13. But now faith, hope, love, abide these three; but the greatest of these is love.


If you just take time to read that little thing scrolling across that lowest part of my blog, you'd notice that i promised I'd start living. I'll stop thinking. I'll stop all that shit Gaia and I shared. I love G with all my heart even if I am not supposed to, she had become a friend I could (and had) lean on. But life goes on. I cannot stay in this spot for long. I just can't and will not. Okay, my head is starting to spin. I'll be back sooner.

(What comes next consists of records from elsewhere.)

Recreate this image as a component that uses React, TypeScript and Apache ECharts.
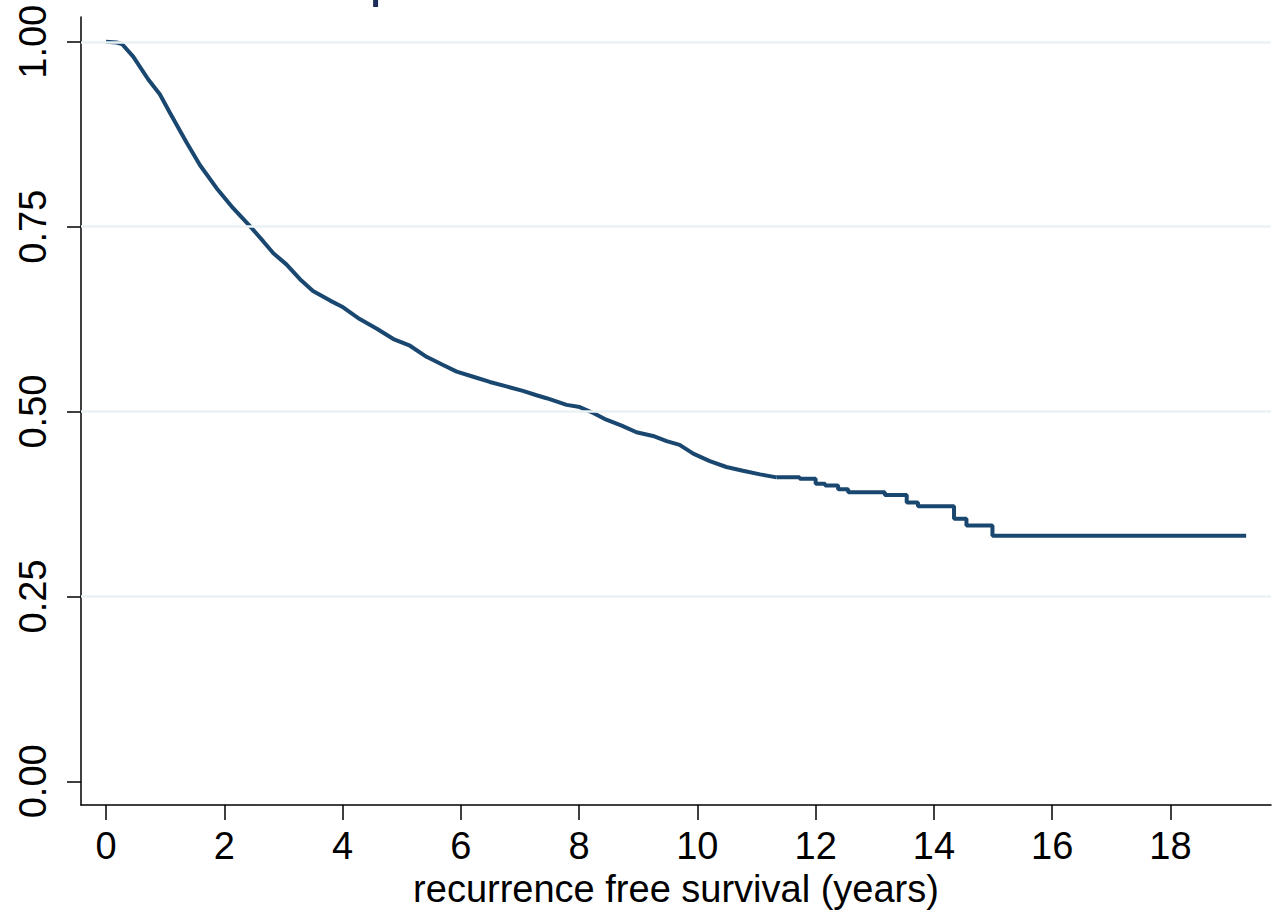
import React, { useEffect, useRef } from "react";
import * as echarts from "echarts";

// Kaplan-Meier estimate
const smoothTimes = [0, 0.18, 0.27, 0.46, 0.715, 0.91, 1.08, 1.36, 1.59, 1.87, 2.15, 2.43, 2.66, 2.83, 3.05, 3.28, 3.5, 3.79, 4.01, 4.29, 4.58, 4.86, 5.14, 5.42, 5.7, 5.93, 6.21, 6.49, 6.77, 7.05, 7.28, 7.45, 7.79, 8.01, 8.24, 8.46, 8.72, 8.97, 9.25, 9.48, 9.7, 9.93, 10.21, 10.49, 10.77, 11.06, 11.34];
const smoothSurv = [1.0, 0.999, 0.997, 0.98, 0.949, 0.929, 0.904, 0.864, 0.833, 0.802, 0.775, 0.751, 0.73, 0.714, 0.699, 0.679, 0.663, 0.65, 0.641, 0.625, 0.612, 0.598, 0.589, 0.574, 0.563, 0.554, 0.547, 0.54, 0.534, 0.528, 0.522, 0.518, 0.509, 0.506, 0.498, 0.489, 0.481, 0.472, 0.467, 0.46, 0.455, 0.443, 0.433, 0.425, 0.42, 0.415, 0.411];
const stepTimes = [11.34, 11.73, 12.0, 12.16, 12.38, 12.55, 13.17, 13.54, 13.73, 14.34, 14.55, 14.99, 19.28];
const stepSurv = [0.411, 0.409, 0.4025, 0.4, 0.395, 0.391, 0.387, 0.377, 0.372, 0.355, 0.346, 0.332, 0.332];

const xTicks = [0, 2, 4, 6, 8, 10, 12, 14, 16, 18];
const yTicks = [0, 0.25, 0.5, 0.75, 1.0];
const gridValues = [0.25, 0.5, 0.75, 1.0];
const titleText = "Kaplan-Meier survival estimate";
const xTitle = "recurrence free survival (years)";

const FONT = "'Liberation Sans', Arial, Helvetica, sans-serif";
const NAVY = "#1a476f";
const FS = 38;

export default function App() {
  const ref = useRef<HTMLDivElement>(null);
  useEffect(() => {
    if (!ref.current) return;
    const chart = echarts.init(ref.current, null, { renderer: "svg" });
    chart.setOption({
      animation: false,
      backgroundColor: "#ffffff",
      textStyle: { fontFamily: FONT },
      graphic: [
        {
          type: "text",
          x: 299.5,
          y: -25,
          silent: true,
          style: {
            text: titleText,
            fontFamily: FONT,
            fontSize: 57,
            fill: "#1e2d5c",
            textAlign: "left",
            textVerticalAlign: "middle",
          },
        },
      ],
      grid: { left: 81, right: 10, top: 17, bottom: 101, containLabel: false },
      xAxis: {
        type: "value",
        min: -0.423,
        max: 19.7,
        name: xTitle,
        nameLocation: "middle",
        nameGap: 64,
        nameTextStyle: { fontSize: FS, color: "#000", fontFamily: FONT },
        axisLine: { show: true, onZero: false, lineStyle: { color: "#000", width: 1.5 } },
        axisTick: { show: true, length: 15, customValues: xTicks, lineStyle: { color: "#000", width: 1.5 } },
        axisLabel: {
          customValues: xTicks,
          fontSize: FS,
          color: "#000",
          fontFamily: FONT,
          margin: 22,
          formatter: (v: number) => String(v),
        },
        splitLine: { show: false },
      },
      yAxis: {
        type: "value",
        min: -0.0322,
        max: 1.0335,
        axisLine: { show: true, onZero: false, lineStyle: { color: "#000", width: 1.5 } },
        axisTick: { show: true, length: 14, customValues: yTicks, lineStyle: { color: "#000", width: 1.5 } },
        axisLabel: {
          customValues: yTicks,
          fontSize: FS,
          color: "#000",
          fontFamily: FONT,
          rotate: 90,
          margin: 29,
          formatter: (v: number) => v.toFixed(2),
        },
        splitLine: { show: false },
      },
      series: [
        {
          type: "line",
          data: [],
          silent: true,
          z: 1,
          markLine: {
            silent: true,
            symbol: "none",
            label: { show: false },
            lineStyle: { color: "#eaf2f3", width: 2.5, type: "solid" },
            data: gridValues.map((v) => ({ yAxis: v })),
          },
        },
        {
          type: "line",
          data: smoothTimes.map((t, i) => [t, smoothSurv[i]]),
          showSymbol: false,
          z: 3,
          lineStyle: { color: NAVY, width: 4 },
        },
        {
          type: "line",
          step: "end",
          data: stepTimes.map((t, i) => [t, stepSurv[i]]),
          showSymbol: false,
          z: 3,
          lineStyle: { color: NAVY, width: 4 },
        },
      ],
    });
    return () => chart.dispose();
  }, []);
  return (
    <div
      ref={ref}
      style={{ position: "fixed", left: 0, top: 0, width: 1281, height: 913, background: "#fff" }}
    />
  );
}
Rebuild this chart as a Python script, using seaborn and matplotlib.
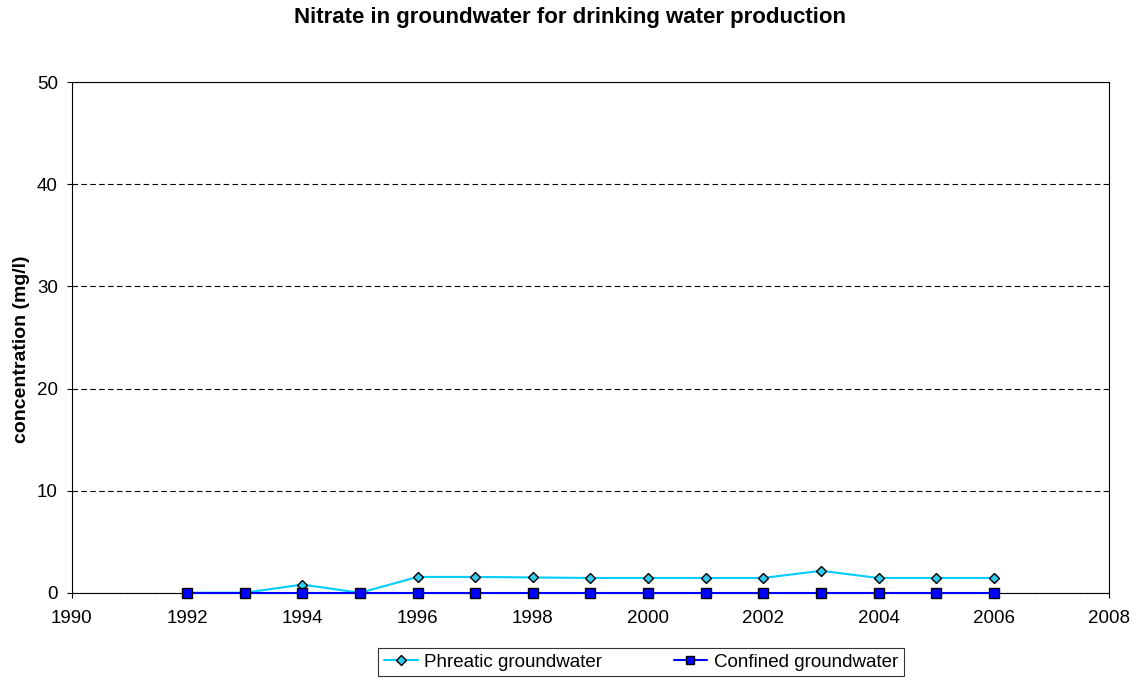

Tuesday, September 19, 2006

wonderland

this won't be the first time to hear this. Its always from people who either hates me so much or likes me so much. I do take it personally but I am not angry or whatever. I know my stupid moody behavior had been hitting buttons of other people sometimes and i am not even aware i am doing it. I wanted to apologize to everyone I have hurt, offended, bitched at or trashed. i am sorry that maybe I am too straight forward and i always expect people to do the same. i have so many misguided beliefs with life and i am sure of it. i had lived my life alone and my experiences is not enough to help me deal. I am trying really hard to do so. Thank you for giving me a chance to.
it should take effect today. again, i apologize.

Friday, September 08, 2006

nothing in particular

Maybe it is too late for me to give up whatver Ian and I had. I just can't get over the guy. Maybe because every other guy is compared to him. I sometimes hear myself say, "He is not as good smelling as Ian...This is guy's smile isn't as sweet as Ian..."I'm tired and sick and tired and sick but what can i do? tere is never a day that I don't think or remember him. every guy I come across with just puts up with the challenge I initially and already have within me. That's what they're longing for. as for Ian he saw as plain simple friend. and was how it is until he died. To be honest and technical. ian is not dead. but i told myself that i should pronounce him dead as for me to move on with my fucking life. I miss his golden tan, his loop sided grin, his sweet smell, his ability to make me laugh all the time. now its gone. all gone

whoever you are please please be here sooner before i totally lose my mind.